Existe de larga data el uso de la palabra “seguro” en reemplazo de la palabra “supongo”. Cualquier cultor del chisme lo sabe, lo sabe cualquier lector del ensayo que Edgardo Cozarinsky le dedicó a este tema. Se suplía una palabra con otra, y ahí donde se decía: “Seguro que la dejó por otra”, “Seguro que a la noche le da al trago”, “Seguro que se quedó con la plata”, “Seguro que fue ella”, lo que había que entender (y lo que, en general, de hecho se entendía) es: “Supongo que la dejó por otra”, “Supongo que a la noche le da al trago”, etc., etc., etc.
Este recurso dictaba el estilo en los pasillos, las esquinas de barrio, los rincones de oficinas, los espacios consagrados al arte de la maledicencia asumido en el hablar por hablar.
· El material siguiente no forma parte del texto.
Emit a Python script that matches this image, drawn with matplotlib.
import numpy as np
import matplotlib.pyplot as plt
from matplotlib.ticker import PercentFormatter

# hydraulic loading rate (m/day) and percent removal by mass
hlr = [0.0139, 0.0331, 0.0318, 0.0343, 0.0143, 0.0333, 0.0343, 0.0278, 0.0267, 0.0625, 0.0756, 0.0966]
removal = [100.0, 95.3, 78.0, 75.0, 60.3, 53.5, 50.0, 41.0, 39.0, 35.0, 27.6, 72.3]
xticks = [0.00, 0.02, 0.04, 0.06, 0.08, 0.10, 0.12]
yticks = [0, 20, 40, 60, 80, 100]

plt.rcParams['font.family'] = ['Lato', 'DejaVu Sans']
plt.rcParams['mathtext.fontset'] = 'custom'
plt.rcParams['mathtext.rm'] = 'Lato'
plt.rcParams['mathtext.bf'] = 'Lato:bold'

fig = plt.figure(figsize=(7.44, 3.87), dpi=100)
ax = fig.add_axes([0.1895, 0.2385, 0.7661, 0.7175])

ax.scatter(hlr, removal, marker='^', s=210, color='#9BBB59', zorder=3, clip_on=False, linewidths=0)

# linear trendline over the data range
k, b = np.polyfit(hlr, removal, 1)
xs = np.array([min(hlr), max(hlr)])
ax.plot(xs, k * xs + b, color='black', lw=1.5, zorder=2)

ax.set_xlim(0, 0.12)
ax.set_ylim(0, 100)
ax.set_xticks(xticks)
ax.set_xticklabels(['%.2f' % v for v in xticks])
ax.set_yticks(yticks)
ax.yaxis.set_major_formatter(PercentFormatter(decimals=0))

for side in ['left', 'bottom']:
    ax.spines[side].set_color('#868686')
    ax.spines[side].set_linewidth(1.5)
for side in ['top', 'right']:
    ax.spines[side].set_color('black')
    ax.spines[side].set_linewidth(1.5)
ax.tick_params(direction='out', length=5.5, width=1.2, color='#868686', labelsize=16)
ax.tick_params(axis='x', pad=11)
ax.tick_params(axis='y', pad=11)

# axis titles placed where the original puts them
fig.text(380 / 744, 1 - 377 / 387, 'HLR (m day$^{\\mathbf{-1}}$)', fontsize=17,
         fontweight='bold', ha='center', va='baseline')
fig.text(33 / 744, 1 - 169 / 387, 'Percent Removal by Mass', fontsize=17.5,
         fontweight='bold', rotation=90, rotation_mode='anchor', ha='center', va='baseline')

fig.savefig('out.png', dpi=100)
A la posterdad no se la mencionaba todavía; pero en la escala menor del chismorreo por gusto en cierto modo se la anticipaba: que las cosas fueran ciertas o inventadas no importaba demasiado, el asunto era hablar (hablar por hablar) y eventualmente descargar venenitos, rencorcitos, pequeñas o grandes envidias, enconos personales.
La transformación que en este tiempo produjeron las tecnologías es que todos hablamos con todos (fenómeno de conectividad) y que todos creemos conocer a todos (fenómeno de extimidad: confundimos la contemplación a distancia con el trato personal y cercano). En ese sentido puede decirse que el viejo “seguro”, empleado en lugar de “supongo”, ha cambiado su carácter: lo que alguien imagina de otro, la fantasía que se hace de él, es tomado como cosa certera, y como tal se lo arroja a la arena, como tal lo devoran las fieras.